** BEGIN **

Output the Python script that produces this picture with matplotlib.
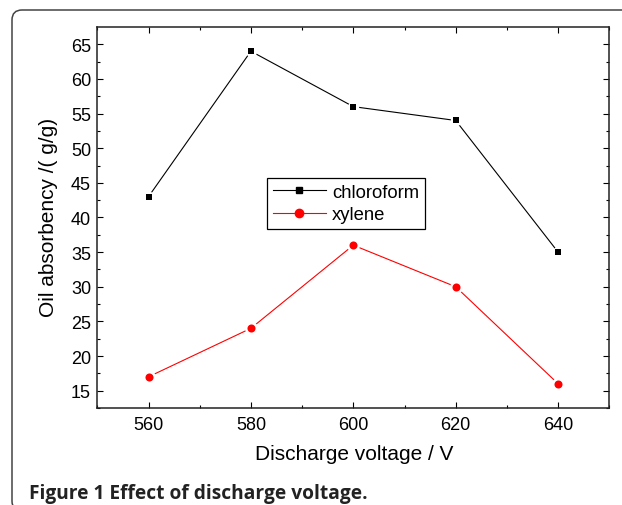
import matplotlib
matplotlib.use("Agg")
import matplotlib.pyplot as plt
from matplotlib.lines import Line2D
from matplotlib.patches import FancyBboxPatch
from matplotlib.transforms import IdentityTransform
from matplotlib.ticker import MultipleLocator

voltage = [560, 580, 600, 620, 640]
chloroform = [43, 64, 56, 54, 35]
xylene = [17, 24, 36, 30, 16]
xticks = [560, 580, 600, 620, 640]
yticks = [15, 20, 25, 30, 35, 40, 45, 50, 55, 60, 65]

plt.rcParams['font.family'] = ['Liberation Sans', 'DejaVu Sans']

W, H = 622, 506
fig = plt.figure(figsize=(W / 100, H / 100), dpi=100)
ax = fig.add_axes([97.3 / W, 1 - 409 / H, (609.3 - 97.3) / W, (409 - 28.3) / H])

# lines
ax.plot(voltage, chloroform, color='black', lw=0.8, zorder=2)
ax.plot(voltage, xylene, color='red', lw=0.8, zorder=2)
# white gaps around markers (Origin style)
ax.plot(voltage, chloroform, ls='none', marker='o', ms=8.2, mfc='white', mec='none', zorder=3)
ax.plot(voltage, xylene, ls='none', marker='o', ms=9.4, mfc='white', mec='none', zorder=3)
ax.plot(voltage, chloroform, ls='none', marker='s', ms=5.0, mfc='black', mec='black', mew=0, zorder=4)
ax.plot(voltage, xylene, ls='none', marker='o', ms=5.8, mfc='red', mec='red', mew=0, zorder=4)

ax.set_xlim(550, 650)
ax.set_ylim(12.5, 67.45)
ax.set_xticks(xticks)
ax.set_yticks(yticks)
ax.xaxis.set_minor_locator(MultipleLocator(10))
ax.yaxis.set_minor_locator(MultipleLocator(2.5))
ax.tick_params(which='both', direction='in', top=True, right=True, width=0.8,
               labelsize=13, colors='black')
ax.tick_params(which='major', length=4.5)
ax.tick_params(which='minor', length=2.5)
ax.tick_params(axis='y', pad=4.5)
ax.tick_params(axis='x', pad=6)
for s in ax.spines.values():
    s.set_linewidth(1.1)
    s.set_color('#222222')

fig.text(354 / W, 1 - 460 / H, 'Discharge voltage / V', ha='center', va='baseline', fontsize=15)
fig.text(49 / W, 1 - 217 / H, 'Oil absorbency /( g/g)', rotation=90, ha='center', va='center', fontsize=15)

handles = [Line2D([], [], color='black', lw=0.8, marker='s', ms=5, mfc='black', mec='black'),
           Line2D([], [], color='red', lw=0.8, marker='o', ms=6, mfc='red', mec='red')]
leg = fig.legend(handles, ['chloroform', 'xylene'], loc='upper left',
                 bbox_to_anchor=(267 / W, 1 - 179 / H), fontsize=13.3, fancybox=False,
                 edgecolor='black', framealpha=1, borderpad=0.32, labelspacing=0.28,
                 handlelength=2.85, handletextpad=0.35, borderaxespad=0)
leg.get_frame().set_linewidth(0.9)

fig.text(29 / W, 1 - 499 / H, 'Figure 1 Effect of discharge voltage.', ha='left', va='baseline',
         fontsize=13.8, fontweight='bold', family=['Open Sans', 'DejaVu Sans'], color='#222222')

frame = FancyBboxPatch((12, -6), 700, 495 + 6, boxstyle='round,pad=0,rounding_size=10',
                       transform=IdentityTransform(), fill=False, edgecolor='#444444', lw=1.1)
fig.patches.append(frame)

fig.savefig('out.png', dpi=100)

** END **
** BEGIN **

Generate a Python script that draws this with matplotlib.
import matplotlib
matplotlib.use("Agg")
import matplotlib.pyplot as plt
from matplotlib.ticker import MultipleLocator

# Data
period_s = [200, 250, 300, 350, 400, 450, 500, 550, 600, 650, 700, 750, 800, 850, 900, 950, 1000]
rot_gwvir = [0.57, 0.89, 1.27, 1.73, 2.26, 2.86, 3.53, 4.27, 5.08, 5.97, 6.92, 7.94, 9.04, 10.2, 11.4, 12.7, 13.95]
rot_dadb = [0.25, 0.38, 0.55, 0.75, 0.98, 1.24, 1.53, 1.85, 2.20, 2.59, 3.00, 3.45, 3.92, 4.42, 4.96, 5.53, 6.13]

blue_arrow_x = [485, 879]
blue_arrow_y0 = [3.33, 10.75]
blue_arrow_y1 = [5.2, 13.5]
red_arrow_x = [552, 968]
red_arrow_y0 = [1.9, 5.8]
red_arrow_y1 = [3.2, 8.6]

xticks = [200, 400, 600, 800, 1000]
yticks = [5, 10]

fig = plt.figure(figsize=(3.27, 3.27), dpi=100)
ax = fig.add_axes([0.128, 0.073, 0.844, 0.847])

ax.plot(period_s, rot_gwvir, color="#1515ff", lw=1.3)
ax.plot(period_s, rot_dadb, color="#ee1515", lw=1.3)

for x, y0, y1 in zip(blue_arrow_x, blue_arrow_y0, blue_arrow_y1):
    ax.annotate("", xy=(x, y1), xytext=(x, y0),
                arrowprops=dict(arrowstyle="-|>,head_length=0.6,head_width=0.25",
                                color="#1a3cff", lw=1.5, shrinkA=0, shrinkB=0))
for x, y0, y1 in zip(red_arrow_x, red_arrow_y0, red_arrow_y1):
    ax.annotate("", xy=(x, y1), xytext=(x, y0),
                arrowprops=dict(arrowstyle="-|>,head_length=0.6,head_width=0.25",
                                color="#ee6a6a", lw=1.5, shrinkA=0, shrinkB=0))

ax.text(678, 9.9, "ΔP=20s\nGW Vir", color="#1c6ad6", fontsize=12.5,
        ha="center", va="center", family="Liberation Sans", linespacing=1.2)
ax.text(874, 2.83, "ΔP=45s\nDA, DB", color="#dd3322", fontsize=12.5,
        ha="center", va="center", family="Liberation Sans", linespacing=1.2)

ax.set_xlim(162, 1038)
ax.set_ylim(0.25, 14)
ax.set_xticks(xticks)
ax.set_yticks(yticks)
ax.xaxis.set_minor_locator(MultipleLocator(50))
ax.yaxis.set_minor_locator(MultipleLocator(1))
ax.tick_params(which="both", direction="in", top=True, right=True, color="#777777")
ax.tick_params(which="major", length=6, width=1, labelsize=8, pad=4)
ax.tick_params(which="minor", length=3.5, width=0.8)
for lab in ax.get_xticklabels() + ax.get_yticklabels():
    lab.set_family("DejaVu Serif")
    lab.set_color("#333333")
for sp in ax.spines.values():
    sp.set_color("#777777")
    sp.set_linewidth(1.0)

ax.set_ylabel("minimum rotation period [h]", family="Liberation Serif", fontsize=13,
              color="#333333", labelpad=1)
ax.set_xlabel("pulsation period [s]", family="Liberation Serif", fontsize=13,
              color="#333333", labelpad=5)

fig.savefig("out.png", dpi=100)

** END **
** BEGIN **

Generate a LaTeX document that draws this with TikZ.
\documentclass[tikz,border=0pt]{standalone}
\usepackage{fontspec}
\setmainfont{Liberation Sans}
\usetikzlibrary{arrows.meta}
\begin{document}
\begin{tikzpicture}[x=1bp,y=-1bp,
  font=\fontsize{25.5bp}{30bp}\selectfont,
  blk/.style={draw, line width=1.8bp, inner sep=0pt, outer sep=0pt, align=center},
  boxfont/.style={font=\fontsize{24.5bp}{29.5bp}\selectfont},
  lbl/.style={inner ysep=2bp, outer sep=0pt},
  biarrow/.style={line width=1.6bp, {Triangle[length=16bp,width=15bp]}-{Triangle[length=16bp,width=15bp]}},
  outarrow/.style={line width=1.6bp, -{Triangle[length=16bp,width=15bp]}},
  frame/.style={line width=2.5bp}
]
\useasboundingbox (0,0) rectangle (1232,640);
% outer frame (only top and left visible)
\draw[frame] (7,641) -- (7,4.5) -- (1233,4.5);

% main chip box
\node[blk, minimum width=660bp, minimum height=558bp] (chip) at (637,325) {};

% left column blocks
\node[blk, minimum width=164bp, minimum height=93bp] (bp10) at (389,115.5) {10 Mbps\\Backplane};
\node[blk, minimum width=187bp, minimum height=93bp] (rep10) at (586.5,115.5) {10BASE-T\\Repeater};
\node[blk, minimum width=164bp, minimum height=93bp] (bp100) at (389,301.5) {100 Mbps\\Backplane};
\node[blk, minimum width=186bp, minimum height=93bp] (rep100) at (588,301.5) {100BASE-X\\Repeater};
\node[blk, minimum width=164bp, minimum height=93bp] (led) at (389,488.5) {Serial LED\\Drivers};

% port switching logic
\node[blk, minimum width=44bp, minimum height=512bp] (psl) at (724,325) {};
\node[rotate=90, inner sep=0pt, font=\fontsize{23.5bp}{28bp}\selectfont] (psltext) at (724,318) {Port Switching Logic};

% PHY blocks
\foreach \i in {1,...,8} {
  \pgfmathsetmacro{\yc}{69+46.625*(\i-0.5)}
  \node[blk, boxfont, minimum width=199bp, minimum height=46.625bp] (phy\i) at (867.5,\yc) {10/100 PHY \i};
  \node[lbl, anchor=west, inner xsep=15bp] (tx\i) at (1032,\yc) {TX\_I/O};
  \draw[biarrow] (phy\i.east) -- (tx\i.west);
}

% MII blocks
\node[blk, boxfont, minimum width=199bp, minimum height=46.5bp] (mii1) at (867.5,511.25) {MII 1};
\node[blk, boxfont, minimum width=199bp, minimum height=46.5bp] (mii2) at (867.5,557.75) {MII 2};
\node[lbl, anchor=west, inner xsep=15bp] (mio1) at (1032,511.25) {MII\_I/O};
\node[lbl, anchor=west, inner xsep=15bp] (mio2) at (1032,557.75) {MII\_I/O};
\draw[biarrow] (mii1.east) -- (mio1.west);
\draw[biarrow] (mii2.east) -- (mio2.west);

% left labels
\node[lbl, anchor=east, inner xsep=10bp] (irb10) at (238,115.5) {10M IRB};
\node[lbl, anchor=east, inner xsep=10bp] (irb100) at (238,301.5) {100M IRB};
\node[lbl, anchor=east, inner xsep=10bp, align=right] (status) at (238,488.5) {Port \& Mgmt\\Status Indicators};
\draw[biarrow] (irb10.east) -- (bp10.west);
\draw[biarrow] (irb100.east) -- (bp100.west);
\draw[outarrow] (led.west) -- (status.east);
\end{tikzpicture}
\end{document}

** END **

REQUEST: Nothing but the lines from the one with "Output the Python" down to the one with "ax = fig.add_axes([97.3" should be printed, both of them included. Leave out the pictures.

WRITTEN RESPONSE:
Output the Python script that produces this picture with matplotlib.
import matplotlib
matplotlib.use("Agg")
import matplotlib.pyplot as plt
from matplotlib.lines import Line2D
from matplotlib.patches import FancyBboxPatch
from matplotlib.transforms import IdentityTransform
from matplotlib.ticker import MultipleLocator

voltage = [560, 580, 600, 620, 640]
chloroform = [43, 64, 56, 54, 35]
xylene = [17, 24, 36, 30, 16]
xticks = [560, 580, 600, 620, 640]
yticks = [15, 20, 25, 30, 35, 40, 45, 50, 55, 60, 65]

plt.rcParams['font.family'] = ['Liberation Sans', 'DejaVu Sans']

W, H = 622, 506
fig = plt.figure(figsize=(W / 100, H / 100), dpi=100)
ax = fig.add_axes([97.3 / W, 1 - 409 / H, (609.3 - 97.3) / W, (409 - 28.3) / H])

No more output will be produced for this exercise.